Bread shortage imminent, millers warn

Zimbabwe’s wheat stocks are critically low and the country could run out of flour within days, grain millers have warned.

The country has 28 028 metric tonnes of wheat in stock against a required minimum three-month stock cover of 114 000 metric tonnes, according to an internal memo by the Grain Millers Association. The country’s biggest miller, National Foods, has 9745 metric tonnes in stock and could run out by September 16. Central bank has not paid $12.4 million to the wheat supplier, Holbud UK, despite promises to do so.

“Holbud has grown impatient and threatens to divert stocks currently at Beira to Mozambique and Malawi millers,” the memo says.

“Self raising flour has disappeared in many shops nationwide.
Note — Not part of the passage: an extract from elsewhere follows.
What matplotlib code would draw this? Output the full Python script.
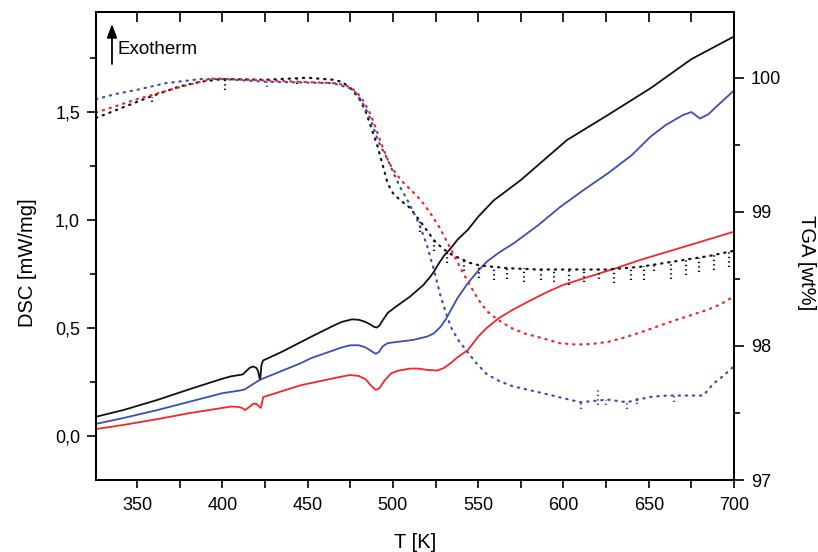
import matplotlib
matplotlib.use('Agg')
import matplotlib.pyplot as plt
from matplotlib.ticker import MultipleLocator, FuncFormatter
import numpy as np

plt.rcParams['font.family'] = ['Liberation Sans', 'DejaVu Sans']

# DSC curves (left axis), T in K, DSC in mW/mg
dsc_black_T = [326, 342, 362, 381, 400, 405, 409, 412, 414, 416, 418, 420, 421, 421.8, 422.2,
               423, 424, 435, 451, 465, 470, 476, 480, 484, 487, 489, 490.5, 492, 494, 497,
               502, 510, 518, 522, 524, 527, 530, 534, 538, 544, 550, 559, 575, 602, 626,
               651, 675, 700]
dsc_black = [0.089, 0.12, 0.167, 0.217, 0.265, 0.276, 0.281, 0.285, 0.30, 0.315, 0.322,
             0.315, 0.30, 0.27, 0.26, 0.33, 0.35, 0.39, 0.455, 0.51, 0.528, 0.54, 0.538,
             0.528, 0.515, 0.505, 0.502, 0.51, 0.535, 0.57, 0.60, 0.645, 0.70, 0.738, 0.76,
             0.80, 0.835, 0.87, 0.91, 0.955, 1.015, 1.09, 1.185, 1.37, 1.486, 1.61, 1.745,
             1.85]

dsc_blue_T = [326, 342, 362, 381, 400, 410, 413, 417, 422, 446, 452, 470, 475, 480, 484,
              487, 490, 492, 494, 497, 504, 512, 520, 524, 528, 531, 534, 538, 544, 550,
              555, 562, 571, 585, 598, 612, 626, 640, 651, 660, 670, 675, 680, 685, 690,
              700]
dsc_blue = [0.056, 0.083, 0.12, 0.159, 0.198, 0.210, 0.215, 0.235, 0.26, 0.337, 0.36, 0.41,
            0.42, 0.42, 0.41, 0.395, 0.38, 0.39, 0.415, 0.43, 0.437, 0.445, 0.46, 0.475,
            0.506, 0.54, 0.583, 0.64, 0.708, 0.765, 0.807, 0.848, 0.893, 0.975, 1.06, 1.14,
            1.216, 1.30, 1.386, 1.44, 1.486, 1.50, 1.47, 1.49, 1.528, 1.60]

dsc_red_T = [326, 342, 362, 381, 405, 409, 411.5, 413.5, 416, 418.3, 420, 421.3, 422.6, 424,
             446, 452, 470, 475, 480, 484, 487, 490, 492, 495, 499, 503, 510, 515, 520,
             526, 530, 534, 538, 544, 550, 555, 562, 570, 580, 590, 600, 610, 630, 645,
             700]
dsc_red = [0.032, 0.051, 0.078, 0.106, 0.136, 0.135, 0.13, 0.12, 0.135, 0.15, 0.148, 0.139,
           0.13, 0.18, 0.235, 0.245, 0.275, 0.282, 0.278, 0.262, 0.235, 0.213, 0.22, 0.255,
           0.29, 0.302, 0.312, 0.312, 0.306, 0.303, 0.315, 0.338, 0.365, 0.398, 0.46, 0.50,
           0.545, 0.583, 0.625, 0.665, 0.70, 0.725, 0.775, 0.815, 0.946]

# TGA curves (right axis), wt%
tga_black_T = [326, 338, 350, 358, 375, 387, 400, 426, 450, 465, 470, 475, 478, 481, 484,
               487, 491, 494, 497, 500, 504, 510, 516, 520, 524, 528, 532, 536, 540, 545,
               551, 567, 585, 606, 626, 645, 665, 685, 700]
tga_black = [99.70, 99.76, 99.82, 99.86, 99.935, 99.97, 99.99, 99.985, 100.0, 99.985, 99.97,
             99.925, 99.88, 99.83, 99.75, 99.64, 99.49, 99.35, 99.21, 99.14, 99.09, 99.03,
             98.93, 98.86, 98.79, 98.74, 98.70, 98.67, 98.65, 98.62, 98.60, 98.58, 98.57,
             98.57, 98.57, 98.59, 98.63, 98.67, 98.71]

# noise spikes on the black TGA trace
spike_black_T = [358.6, 401.7, 444, 466, 516, 524, 532, 541.6, 550.4, 559.2, 567, 576.8,
                 586.7, 594.5, 603.3, 612, 621, 629.7, 639.5, 647.3, 653.2, 663, 671.8,
                 679.6, 688.4, 697.2]
spike_black_top = [99.86, 99.99, 100.0, 99.985, 98.93, 98.79, 98.71, 98.65, 98.60, 98.59,
                   98.58, 98.58, 98.57, 98.57, 98.57, 98.57, 98.57, 98.575, 98.585, 98.595,
                   98.60, 98.63, 98.64, 98.655, 98.675, 98.70]
spike_black_bot = [99.82, 99.91, 99.95, 99.95, 98.85, 98.71, 98.62, 98.56, 98.51, 98.49,
                   98.50, 98.48, 98.49, 98.48, 98.455, 98.48, 98.50, 98.468, 98.49, 98.49,
                   98.56, 98.50, 98.53, 98.555, 98.567, 98.59]

tga_blue_T = [326, 338, 350, 367, 387, 400, 426, 465, 475, 478, 481, 484, 487, 491, 494,
              497, 500, 504, 508, 512, 516, 520, 524, 528, 531, 534, 538, 544, 549, 555,
              562, 570, 587, 600, 610, 626, 637, 651, 661, 671, 682, 688, 694, 700]
tga_blue = [99.84, 99.88, 99.91, 99.96, 99.99, 99.99, 99.97, 99.96, 99.92, 99.89, 99.84,
            99.77, 99.69, 99.54, 99.46, 99.39, 99.30, 99.19, 99.10, 99.00, 98.89, 98.75,
            98.57, 98.37, 98.25, 98.14, 98.05, 97.95, 97.87, 97.79, 97.74, 97.70, 97.65,
            97.61, 97.58, 97.60, 97.58, 97.62, 97.63, 97.63, 97.63, 97.72, 97.78, 97.85]

spike_blue_T = [426, 610, 620, 625, 637, 643, 665]
spike_blue_top = [99.97, 97.58, 97.68, 97.60, 97.58, 97.61, 97.63]
spike_blue_bot = [99.93, 97.53, 97.56, 97.56, 97.53, 97.57, 97.58]

tga_red_T = [326, 338, 350, 375, 395, 426, 465, 470, 475, 479, 483, 486, 489, 492, 495,
             498, 502, 506, 510, 514, 518, 522, 527, 532, 536, 540, 544, 548, 552, 556,
             561, 566, 570, 578, 587, 598, 608, 617, 626, 635, 645, 655, 665, 675, 684.5,
             692, 700]
tga_red = [99.74, 99.79, 99.84, 99.93, 99.995, 99.98, 99.96, 99.95, 99.93, 99.89, 99.82,
           99.75, 99.66, 99.55, 99.45, 99.36, 99.28, 99.22, 99.17, 99.12, 99.06, 98.99,
           98.89, 98.77, 98.67, 98.57, 98.48, 98.39, 98.31, 98.25, 98.20, 98.16, 98.13,
           98.09, 98.06, 98.02, 98.01, 98.015, 98.03, 98.06, 98.10, 98.145, 98.19, 98.23,
           98.27, 98.31, 98.37]

BLACK = '#111111'
BLUE = '#3a4fb5'
RED = '#f02828'
DOTS = (0, (0.6, 2.6))
SPIKE_DOTS = (0, (0.6, 1.4))

fig = plt.figure(figsize=(8.18, 5.52), dpi=100)
ax = fig.add_axes([0.1174, 0.1304, 0.7800, 0.8478])
ax2 = ax.twinx()

ax.plot(dsc_black_T, dsc_black, color=BLACK, lw=1.3)
ax.plot(dsc_blue_T, dsc_blue, color=BLUE, lw=1.3)
ax.plot(dsc_red_T, dsc_red, color=RED, lw=1.3)

ax2.plot(tga_black_T, tga_black, color=BLACK, lw=1.6, ls=DOTS, dash_capstyle='round')
ax2.vlines(spike_black_T, spike_black_bot, spike_black_top, color=BLACK, lw=1.6,
           linestyles=[SPIKE_DOTS])
ax2.plot(tga_blue_T, tga_blue, color=BLUE, lw=1.6, ls=DOTS, dash_capstyle='round')
ax2.vlines(spike_blue_T, spike_blue_bot, spike_blue_top, color=BLUE, lw=1.6,
           linestyles=[SPIKE_DOTS])
ax2.plot(tga_red_T, tga_red, color=RED, lw=1.6, ls=DOTS, dash_capstyle='round')

ax.set_xlim(326, 700)
ax.set_ylim(-0.204, 1.963)
ax2.set_ylim(97, 100.49)

ax.xaxis.set_major_locator(MultipleLocator(50))
ax.xaxis.set_minor_locator(MultipleLocator(25))
ax.yaxis.set_major_locator(MultipleLocator(0.5))
ax.yaxis.set_minor_locator(MultipleLocator(0.25))
ax.yaxis.set_major_formatter(FuncFormatter(lambda v, p: f'{v:.1f}'.replace('.', ',')))
ax2.yaxis.set_major_locator(MultipleLocator(1))
ax2.yaxis.set_minor_locator(MultipleLocator(0.5))

ax.tick_params(axis='x', which='major', direction='out', length=6, width=1.2,
               labelsize=13, pad=6)
ax.tick_params(axis='x', which='minor', direction='out', length=6, width=1.2)
ax.tick_params(axis='y', which='major', direction='out', length=6.5, width=1.2,
               labelsize=13, pad=5)
ax.tick_params(axis='y', which='minor', direction='out', length=4.5, width=1.2)
ax2.tick_params(axis='y', which='major', direction='out', length=7, width=1.2,
                labelsize=13, pad=5)
ax2.tick_params(axis='y', which='minor', direction='out', length=4.5, width=1.2)

top = ax.secondary_xaxis('top')
top.set_xticks(np.arange(350, 701, 25))
top.tick_params(axis='x', direction='in', length=7, width=1.2, labeltop=False)
top.spines['top'].set_linewidth(1.4)

for sp in ax.spines.values():
    sp.set_linewidth(1.4)
for sp in ax2.spines.values():
    sp.set_linewidth(1.4)

ax.set_xlabel('T [K]', fontsize=14.5, labelpad=14)
ax.set_ylabel('DSC [mW/mg]', fontsize=14.5)
ax.yaxis.set_label_coords(-0.092, 0.464)
ax2.set_ylabel('TGA [wt%]', fontsize=14.5, rotation=270, va='center')
ax2.yaxis.set_label_coords(1.113, 0.464)

ax.annotate('', xy=(0.025, 0.975), xytext=(0.025, 0.889), xycoords='axes fraction',
            arrowprops=dict(arrowstyle='-|>,head_length=0.55,head_width=0.2',
                            mutation_scale=15, color='black', lw=1.3,
                            shrinkA=0, shrinkB=0))
ax.text(0.033, 0.921, 'Exotherm', transform=ax.transAxes, fontsize=13.5, va='center',
        ha='left')

fig.savefig('out.png', dpi=100)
Small bread bakers are stocked out. I strongly recommend that you alert the powers that be of this predicament as the country is fast plunging into severe flour and bread stock-outs in the next few days,” the association’s general manager, Lynette Veremu, says in a September 4 memo to the group’s chairman Tafadzwa Msarara.
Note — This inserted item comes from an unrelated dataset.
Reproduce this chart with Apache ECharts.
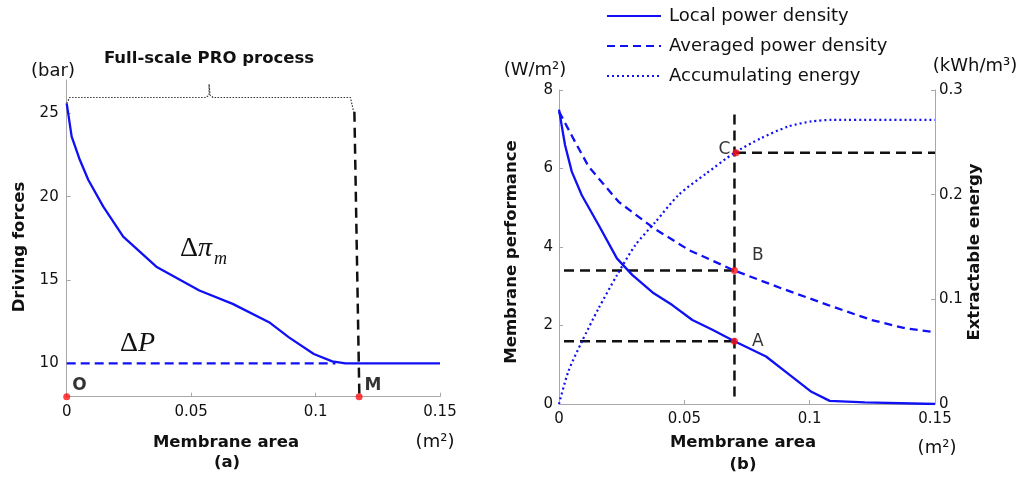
<!DOCTYPE html>
<html>
<head>
<meta charset="utf-8">
<script src="https://cdn.jsdelivr.net/npm/echarts@6/dist/echarts.min.js"></script>
<style>
html,body{margin:0;padding:0;background:#fff;}
#chart{width:1025px;height:481px;}
</style>
</head>
<body>
<div id="chart"></div>
<script>
// ---------- Panel (a): driving forces vs membrane area ----------
const aPiX = [0, 0.002, 0.0053, 0.0087, 0.0147, 0.0227, 0.036, 0.0533, 0.0667, 0.0813, 0.0893, 0.0993, 0.1067, 0.112, 0.15];
const aPiY = [25.6, 23.6, 22.2, 21.0, 19.4, 17.6, 15.8, 14.37, 13.57, 12.47, 11.56, 10.56, 10.12, 10.0, 10.0];
const aPX = [0, 0.108];
const aPY = [10, 10];
const aBraceX = [0, 0.0012, 0.0560, 0.0572, 0.0572, 0.0576, 0.0588, 0.1140, 0.1153];
const aBraceY = [25.6, 25.95, 25.95, 26.1, 26.75, 26.1, 25.95, 25.95, 25.1];
const aMLineX = [0.1156, 0.1176];
const aMLineY = [25.1, 8];
const aDotX = [0, 0.1175];
const aDotY = [8, 8];
const aDotNames = ['O', 'M'];
const aYTicks = [10, 15, 20, 25];

// ---------- Panel (b): membrane performance / extractable energy ----------
const bLocalX = [0, 0.0024, 0.0051, 0.0091, 0.0158, 0.0231, 0.0292, 0.0378, 0.0452, 0.0532, 0.0612, 0.07, 0.0826, 0.092, 0.1007, 0.108, 0.122, 0.15];
const bLocalY = [7.5, 6.6, 5.92, 5.32, 4.56, 3.71, 3.29, 2.82, 2.52, 2.14, 1.89, 1.6, 1.21, 0.74, 0.31, 0.08, 0.04, 0.0];
const bAvgX = [0, 0.0064, 0.0118, 0.0238, 0.0378, 0.0519, 0.07, 0.0886, 0.1074, 0.1247, 0.138, 0.15];
const bAvgY = [7.45, 6.68, 6.05, 5.15, 4.48, 3.92, 3.4, 2.95, 2.52, 2.14, 1.93, 1.83];
const bEnergyX = [0, 0.0037, 0.0091, 0.0158, 0.0231, 0.0305, 0.0385, 0.0478, 0.0586, 0.07, 0.0806, 0.0913, 0.1007, 0.1087, 0.15];
const bEnergyY = [0, 0.031, 0.0595, 0.0914, 0.123, 0.152, 0.174, 0.200, 0.220, 0.24, 0.254, 0.265, 0.270, 0.2714, 0.2714];
const bVLineX = [0.07, 0.07];
const bVLineY = [0.19, 7.45];
const bALineX = [0.002, 0.07];
const bALineY = [1.6, 1.6];
const bBLineX = [0.002, 0.07];
const bBLineY = [3.4, 3.4];
const bCLineX = [0.0706, 0.15];
const bCLineY = [6.4, 6.4];
const bDotX = [0.07, 0.07, 0.0706];
const bDotY = [1.6, 3.4, 6.4];
const bDotNames = ['A', 'B', 'C'];
const legendNames = ['Local power density', 'Averaged power density', 'Accumulating energy'];

const zip = (xs, ys) => xs.map((x, i) => [x, ys[i]]);

const BLUE = '#1010f5';
const AXIS = '#a8a8a8';
const FONT = 'DejaVu Sans';
const TXT = '#111111';

function xAxisCfg(grid) {
  return {
    type: 'value', gridIndex: grid, min: 0, max: 0.15, interval: 0.05,
    axisLine: {show: true, lineStyle: {color: AXIS, width: 1}},
    axisTick: {show: true, inside: true, length: 4, lineStyle: {color: AXIS}},
    splitLine: {show: false},
    axisLabel: {color: TXT, fontFamily: FONT, fontSize: 15, margin: 8}
  };
}

const option = {
  animation: false,
  backgroundColor: '#fff',
  grid: [
    {left: 66.7, top: 80, width: 373.3, height: 316.7},
    {left: 559, top: 90, width: 376, height: 314}
  ],
  xAxis: [xAxisCfg(0), xAxisCfg(1)],
  yAxis: [
    {
      type: 'value', gridIndex: 0, min: 8, max: 27,
      axisLine: {show: true, lineStyle: {color: AXIS, width: 1}},
      axisTick: {show: true, inside: true, length: 4, lineStyle: {color: AXIS}, customValues: aYTicks},
      splitLine: {show: false},
      axisLabel: {color: TXT, fontFamily: FONT, fontSize: 15, margin: 8, customValues: aYTicks}
    },
    {
      type: 'value', gridIndex: 1, min: 0, max: 8, interval: 2,
      axisLine: {show: true, lineStyle: {color: AXIS, width: 1}},
      axisTick: {show: true, inside: true, length: 4, lineStyle: {color: AXIS}},
      splitLine: {show: false},
      axisLabel: {color: TXT, fontFamily: FONT, fontSize: 15, margin: 6}
    },
    {
      type: 'value', gridIndex: 1, min: 0, max: 0.3, interval: 0.1, position: 'right',
      axisLine: {show: true, lineStyle: {color: AXIS, width: 1}},
      axisTick: {show: true, inside: true, length: 4, lineStyle: {color: AXIS}},
      splitLine: {show: false},
      axisLabel: {color: TXT, fontFamily: FONT, fontSize: 15, margin: 4}
    }
  ],
  legend: {
    data: legendNames,
    orient: 'vertical',
    left: 601, top: 2,
    itemWidth: 54, itemHeight: 16, itemGap: 12,
    itemStyle: {color: 'rgba(0,0,0,0)', borderWidth: 0, opacity: 0},
    textStyle: {color: TXT, fontFamily: FONT, fontSize: 18, padding: [0, 0, 0, 3]}
  },
  series: [
    // panel (a)
    {type: 'line', name: 'brace', xAxisIndex: 0, yAxisIndex: 0, data: zip(aBraceX, aBraceY), symbol: 'none',
     lineStyle: {color: '#333', width: 1.2, type: [1.5, 1.5]}, z: 2},
    {type: 'line', name: 'M line', xAxisIndex: 0, yAxisIndex: 0, data: zip(aMLineX, aMLineY), symbol: 'none',
     lineStyle: {color: '#111', width: 2.5, type: [10, 6]}, z: 2},
    {type: 'line', name: 'dP', xAxisIndex: 0, yAxisIndex: 0, data: zip(aPX, aPY), symbol: 'none',
     lineStyle: {color: BLUE, width: 2.3, type: [9, 5]}, z: 3},
    {type: 'line', name: 'dPi', xAxisIndex: 0, yAxisIndex: 0, data: zip(aPiX, aPiY), symbol: 'none',
     lineStyle: {color: BLUE, width: 2.3}, z: 4},
    {type: 'scatter', name: 'OM', xAxisIndex: 0, yAxisIndex: 0, data: zip(aDotX, aDotY), symbolSize: 7,
     itemStyle: {color: '#ff1010'}, z: 6,
     label: {show: true, position: 'right', distance: 2, offset: [0, -11], color: '#000', fontFamily: FONT, fontWeight: 'bold', fontSize: 17,
             formatter: p => aDotNames[p.dataIndex]}},
    // panel (b)
    {type: 'line', name: 'vguide', xAxisIndex: 1, yAxisIndex: 1, data: zip(bVLineX, bVLineY), symbol: 'none',
     lineStyle: {color: '#111', width: 2.5, type: [10, 6]}, z: 2},
    {type: 'line', name: 'Aguide', xAxisIndex: 1, yAxisIndex: 1, data: zip(bALineX, bALineY), symbol: 'none',
     lineStyle: {color: '#111', width: 2.5, type: [10, 6]}, z: 2},
    {type: 'line', name: 'Bguide', xAxisIndex: 1, yAxisIndex: 1, data: zip(bBLineX, bBLineY), symbol: 'none',
     lineStyle: {color: '#111', width: 2.5, type: [10, 6]}, z: 2},
    {type: 'line', name: 'Cguide', xAxisIndex: 1, yAxisIndex: 1, data: zip(bCLineX, bCLineY), symbol: 'none',
     lineStyle: {color: '#111', width: 2.5, type: [10, 6]}, z: 2},
    {type: 'line', name: legendNames[0], xAxisIndex: 1, yAxisIndex: 1, data: zip(bLocalX, bLocalY), symbol: 'none',
     color: BLUE, lineStyle: {color: BLUE, width: 2.3}, z: 4},
    {type: 'line', name: legendNames[1], xAxisIndex: 1, yAxisIndex: 1, data: zip(bAvgX, bAvgY), symbol: 'none',
     color: BLUE, lineStyle: {color: BLUE, width: 2.3, type: [8, 5]}, z: 4},
    {type: 'line', name: legendNames[2], xAxisIndex: 1, yAxisIndex: 2, data: zip(bEnergyX, bEnergyY), symbol: 'none', smooth: 0.25,
     color: BLUE, lineStyle: {color: BLUE, width: 2.2, type: [2, 3]}, z: 4},
    {type: 'scatter', name: 'ABC', xAxisIndex: 1, yAxisIndex: 1, data: zip(bDotX, bDotY), symbolSize: 7,
     itemStyle: {color: '#ff1010'}, z: 6,
     label: {show: true, color: '#000', fontFamily: FONT, fontSize: 17,
             position: 'right', distance: 14, offset: [0, 0],
             formatter: p => bDotNames[p.dataIndex]},
     labelLayout: p => {
       if (p.dataIndex === 1) return {dy: -15};
       if (p.dataIndex === 2) return {dx: -35, dy: -3};
       return {};
     }}
  ],
  graphic: [
    // panel (a) texts
    {type: 'text', x: 53, y: 71, style: {text: '(bar)', font: '18px "DejaVu Sans"', fill: TXT, align: 'center', verticalAlign: 'middle'}},
    {type: 'text', x: 209, y: 59, style: {text: 'Full-scale PRO process', font: 'bold 16.5px "DejaVu Sans"', fill: TXT, align: 'center', verticalAlign: 'middle'}},
    {type: 'text', x: 20, y: 247, rotation: Math.PI / 2, style: {text: 'Driving forces', font: 'bold 16.5px "DejaVu Sans"', fill: TXT, align: 'center', verticalAlign: 'middle'}},
    {type: 'text', x: 226, y: 443, style: {text: 'Membrane area', font: 'bold 16.5px "DejaVu Sans"', fill: TXT, align: 'center', verticalAlign: 'middle'}},
    {type: 'text', x: 227, y: 463, style: {text: '(a)', font: 'bold 16.5px "DejaVu Sans"', fill: TXT, align: 'center', verticalAlign: 'middle'}},
    {type: 'text', x: 435, y: 442, style: {text: '(m²)', font: '18px "DejaVu Sans"', fill: TXT, align: 'center', verticalAlign: 'middle'}},
    {type: 'text', x: 180, y: 249, style: {text: '{a|Δ}{b|π}', rich: {a: {font: '28px "Liberation Serif"', fill: TXT}, b: {font: 'italic 28px "Liberation Serif"', fill: TXT}}, align: 'left', verticalAlign: 'middle'}},
    {type: 'text', x: 214, y: 259, style: {text: 'm', font: 'italic 18px "Liberation Serif"', fill: TXT, align: 'left', verticalAlign: 'middle'}},
    {type: 'text', x: 120, y: 344, style: {text: '{a|Δ}{b|P}', rich: {a: {font: '28px "Liberation Serif"', fill: TXT}, b: {font: 'italic 28px "Liberation Serif"', fill: TXT}}, align: 'left', verticalAlign: 'middle'}},
    // panel (b) texts
    {type: 'text', x: 535, y: 70, style: {text: '(W/m²)', font: '18px "DejaVu Sans"', fill: TXT, align: 'center', verticalAlign: 'middle'}},
    {type: 'text', x: 975, y: 66, style: {text: '(kWh/m³)', font: '18px "DejaVu Sans"', fill: TXT, align: 'center', verticalAlign: 'middle'}},
    {type: 'text', x: 512, y: 252, rotation: Math.PI / 2, style: {text: 'Membrane performance', font: 'bold 16.5px "DejaVu Sans"', fill: TXT, align: 'center', verticalAlign: 'middle'}},
    {type: 'text', x: 975, y: 252, rotation: Math.PI / 2, style: {text: 'Extractable energy', font: 'bold 16.5px "DejaVu Sans"', fill: TXT, align: 'center', verticalAlign: 'middle'}},
    {type: 'text', x: 743, y: 443, style: {text: 'Membrane area', font: 'bold 16.5px "DejaVu Sans"', fill: TXT, align: 'center', verticalAlign: 'middle'}},
    {type: 'text', x: 743, y: 465, style: {text: '(b)', font: 'bold 16.5px "DejaVu Sans"', fill: TXT, align: 'center', verticalAlign: 'middle'}},
    {type: 'text', x: 937, y: 448, style: {text: '(m²)', font: '18px "DejaVu Sans"', fill: TXT, align: 'center', verticalAlign: 'middle'}}
  ]
};

const chart = echarts.init(document.getElementById('chart'), null, {renderer: 'canvas'});
chart.setOption(option);
</script>
</body>
</html>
The millers want the RBZ to give them the same priority on foreign currency allocation as fuel suppliers get. Government doubled foreign currency allocation to fuel suppliers from $10 million to $20 million per week in May this year. This was after fuel consumption spiked 24 percent to 752,4 million litres between January and June this year. But this has been at the expense of other critical needs.

Zimbabwe’s widening foreign payments backlog is officially estimated at $600 million, but businesses believe it to be wider.

Zimbabweans consume 950 000 loaves of bread per day, which requires at least 400 000 tonnes of wheat per year. The country needs 38 000 tonnes per month to produce bread and other products.

According to the Zimbabwe Commercial Farmers Union, Zimbabwe winter wheat production this year is projected at over 100 000 metric tonnes. This is an improvement from about 20 000MT in 2017, but still less than a third of national wheat demand and just about 30 percent of peak output of 325 000 metric tonnes in 2001.

Zimbabwe has to import the difference, and the import bill has been made worse by a recent 9 percent jump in global wheat prices.